O retorno a uma estratégia de inserção internacional autônoma só ocorre com Jânio Quadros e João Goulart (1961-1964), que promovem uma política dita não subordinada aos norte-americanos. Mas a postura independente acaba com o golpe militar. O governo de Castelo Branco, o primeiro da ditadura, representa uma aposta quase total nos EUA.

Segundo Ricupero, 1964 foi a primeira vez que uma questão de política externa se torna uma causa importante de golpe de Estado no Brasil. "Todos os outros golpes tinham sido por questões internas.

Dessa vez a política independente que era vista pela direita como pró-Cuba foi um elemento poderoso", afirma.

É a partir do governo Geisel (1974-1979) que ocorre um afastamento em relação aos EUA, e uma política externa mais independente volta à superfície. Até o fim da ditadura, apesar das diferentes estratégias, houve uma certa compatibilidade de valores, baseados em autonomia e participação maior no mundo, sem visão ideológica. A lógica muda com o governo Bolsonaro.

Para o historiador Rodrigo Goyena Soares, o Brasil vive o seu pior momento nas relações externas desde José Bonifácio.

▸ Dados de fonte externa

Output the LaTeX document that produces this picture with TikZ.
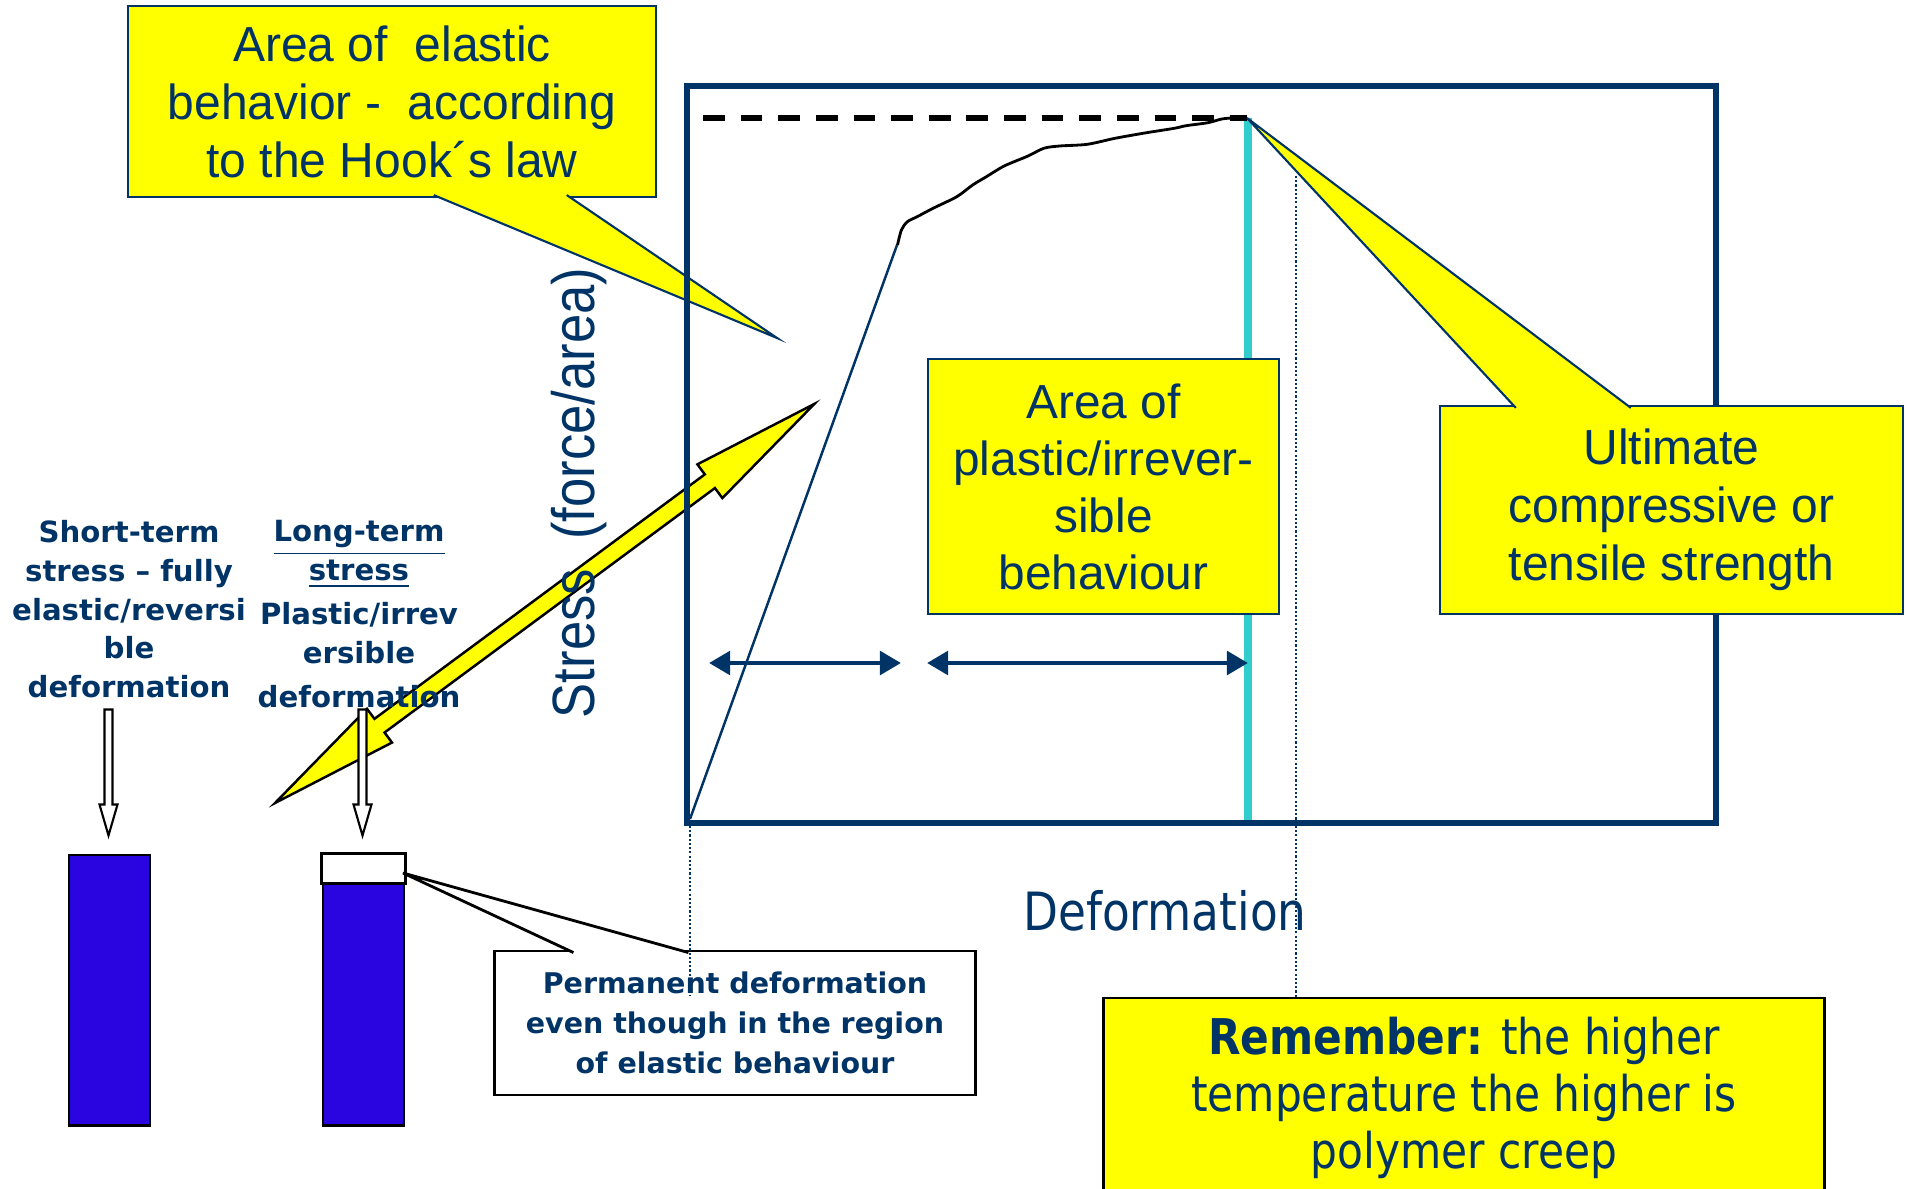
\documentclass[tikz,border=0pt]{standalone}
\usepackage{fontspec}
\setmainfont{Liberation Sans}
\newfontfamily\narrowfont[FakeStretch=0.975]{Liberation Sans}
\newfontfamily\axisfont[FakeStretch=0.88]{Liberation Sans}
\newfontfamily\tahomafont[FakeStretch=0.86]{DejaVu Sans}
\newfontfamily\verdanafont{DejaVu Sans}
\definecolor{navy}{HTML}{003366}
\definecolor{hiYellow}{HTML}{FFFF00}
\definecolor{peakCyan}{HTML}{33CCCC}
\definecolor{barBlue}{HTML}{2A05E0}
\usetikzlibrary{arrows.meta,positioning,calc}

\begin{document}
\begin{tikzpicture}[
    x=0.01cm, y=-0.01cm,
    yelbox/.style={draw=navy, fill=hiYellow, line width=0.6pt, text=navy,
                   align=center, inner sep=0pt},
    wedge/.style={draw=navy, fill=hiYellow, line width=0.6pt},
    notebox/.style={draw=black, fill=white, line width=0.8pt, text=navy,
                    align=center, inner sep=0pt,
                    font=\verdanafont\bfseries\fontsize{8.1}{11.4}\selectfont},
    coltext/.style={text=navy, align=center, inner sep=0pt,
                    font=\verdanafont\bfseries\fontsize{8.3}{11}\selectfont},
    dimarr/.style={{Triangle[length=6pt,width=6.6pt]}-{Triangle[length=6pt,width=6.6pt]},
                   navy, line width=1.4pt},
    guide/.style={navy, line width=0.45pt, dash pattern=on 0.6pt off 0.6pt},
    hollow/.style={draw=black, fill=white, line width=0.6pt},
    bar/.style={draw=black, fill=barBlue, line width=0.8pt, inner sep=0pt,
                minimum width=0.81cm, minimum height=2.70cm}
  ]
  \useasboundingbox (0,0) rectangle (1907,1188);
  \clip (0,0) rectangle (1907,1188);

  % yellow double arrow, behind the texts
  \coordinate (dblA) at (275,803);
  \draw[draw=black, fill=hiYellow, line width=0.7pt, shift={(dblA)}, rotate=36.5]
    (0,0) -- (130,21) -- (130,8.5) -- (541,8.5) -- (541,21) -- (671,0)
    -- (541,-21) -- (541,-8.5) -- (130,-8.5) -- (130,-21) -- cycle;

  % elastic callout
  \node[yelbox, minimum width=5.28cm, minimum height=1.91cm,
        font=\narrowfont\fontsize{14}{16.5}\selectfont] (elastic) at (392,101.5)
    {Area of~ elastic\\behavior -~ according\\to the Hook´s law};
  \coordinate (elastictip) at (777,338);
  \filldraw[wedge] ($(elastic.south west)+(307,-3)$) -- (elastictip)
    -- ($(elastic.south west)+(440,-3)$);

  % stress-strain plot
  \coordinate (origin) at (690,819);
  \coordinate (yield) at (897,245);
  \coordinate (peak) at (1247,118);
  \draw[guide] (1296,176) -- (1296,998);
  \draw[peakCyan, line width=2.3pt] (1248,118) -- (1248,820);
  \draw[navy, line width=1.7pt] (687,86) rectangle (1716,823);
  \draw[line width=1.5pt, dash pattern=on 6.2pt off 4.5pt] (703,118) -- (peak);
  \draw[navy, line width=0.7pt] (origin) -- (yield);
  \draw[line width=0.8pt] plot[smooth, tension=0.5] coordinates {
    (897.5,245) (901.4,230) (907.4,221.7) (917.2,216.7) (933,208.3)
    (956.8,196.7) (972.6,185) (986.4,176.7) (1004.2,166) (1028,156)
    (1043.8,148.3) (1059.6,146) (1087.3,144.3) (1115,138.3) (1146.6,132.7)
    (1174.3,128.3) (1186.1,125.7) (1207.9,122.7) (1221.7,119) (1232,118)};

  % plastic area and ultimate strength
  \node[yelbox, minimum width=3.51cm, minimum height=2.55cm,
        font=\fontsize{13.6}{16.2}\selectfont] (plastic) at (1103.5,486.5)
    {Area of\\plastic/irrever-\\sible\\behaviour};
  \node[yelbox, minimum width=4.63cm, minimum height=2.08cm,
        font=\narrowfont\fontsize{14}{16.5}\selectfont] (ultimate) at (1671.5,510)
    {Ultimate\\compressive or\\tensile strength};
  \filldraw[wedge] ($(ultimate.north west)+(77,3)$) -- (peak)
    -- ($(ultimate.north west)+(192,3)$);

  % ranges
  \coordinate (elL) at (709,663);
  \coordinate (elR) at (901,663);
  \coordinate (plL) at (927,663);
  \coordinate (plR) at (1248,663);
  \draw[dimarr] (elL) -- (elR);
  \draw[dimarr] (plL) -- (plR);

  % axis labels
  \node[rotate=90, anchor=base, text=navy, inner sep=0pt,
        font=\axisfont\fontsize{17}{20}\selectfont] (stresslbl) at (594,493)
    {Stress\ \ (force/area)};
  \node[anchor=base, text=navy, inner sep=0pt,
        font=\tahomafont\fontsize{15}{18}\selectfont] (deflbl) at (1165,930)
    {Deformation};

  % short- and long-term loading
  \node[coltext, anchor=north] (shortlbl) at (129,520)
    {Short-term\\stress – fully\\elastic/reversi\\ble\\deformation};
  \node[coltext, anchor=north] (longlbl) at (359,520)
    {\underline{Long-term}\\\underline{stress}\\[1.5pt]Plastic/irrev\\ersible\\[1.5pt]deformation};
  \node[bar] (shortbar) at (109.5,990) {};
  \node[bar] (longbar) at (363.5,990) {};
  \draw[black, fill=white, line width=0.8pt] (longbar.north west)
    rectangle ($(longbar.north east)+(0,30)$);
  \foreach \b in {shortbar,longbar}
    \draw[hollow, shift={($(\b.north)+(-1,-18)$)}] (0,0) -- (-9,-31) -- (-4,-31)
      -- (-4,-126) -- (4,-126) -- (4,-31) -- (9,-31) -- cycle;

  % permanent deformation note
  \node[notebox, minimum width=4.80cm, minimum height=1.44cm] (permanent) at (735,1023)
    {Permanent deformation\\even though in the region\\of elastic behaviour};
  \coordinate (permtip) at (403,873);
  \filldraw[draw=black, fill=white, line width=0.8pt]
    ($(permanent.north west)+(80,3)$) -- (permtip) -- ($(permanent.north west)+(195,3)$);
  \draw[guide] ($(origin)+(0,7)$) -- ($(origin)+(0,176)$);

  % remember note
  \node[draw=black, fill=hiYellow, line width=0.8pt, text=navy, align=center,
        inner sep=0pt, minimum width=7.20cm, minimum height=2.0cm,
        font=\tahomafont\fontsize{14}{16.2}\selectfont] (remember) at (1464,1098)
    {\textbf{Remember:} the higher\\temperature the higher is\\polymer creep};
\end{tikzpicture}
\end{document}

Além de romper com uma tradição secular do multilateralismo, a diplomacia bolsonarista, ele afirma, opta por um alinhamento motivado por razões particulares e ideológicas.

O historiador Thiago Krause concorda e diz que é possível notar ecos da postura de dom Pedro 1º em Bolsonaro, como os impulsos autoritários e a preocupação excessiva com a questão familiar.

"Poderíamos pegar momentos mais brutais da política externa, como o apoio à ditadura do Pinochet, a Operação Condor, ou o fim da Guerra do Paraguai, mas em termos de estatuto do Brasil no mundo, acho muito difícil pensar num momento em que o país seja mais pária do que agora."

Ricupero concorda. "O período de Ernesto Araújo é o pior do pior. É quando o Brasil destrói todo o patrimônio de soft power que havia acumulado", afirma.

Na visão de Krause, os principais desafios da política externa brasileira hoje incluem a construção de uma política ambiental crível para reposicionar o Brasil na discussão climática e a reconstrução dos laços com a América Latina e com o Sul Global.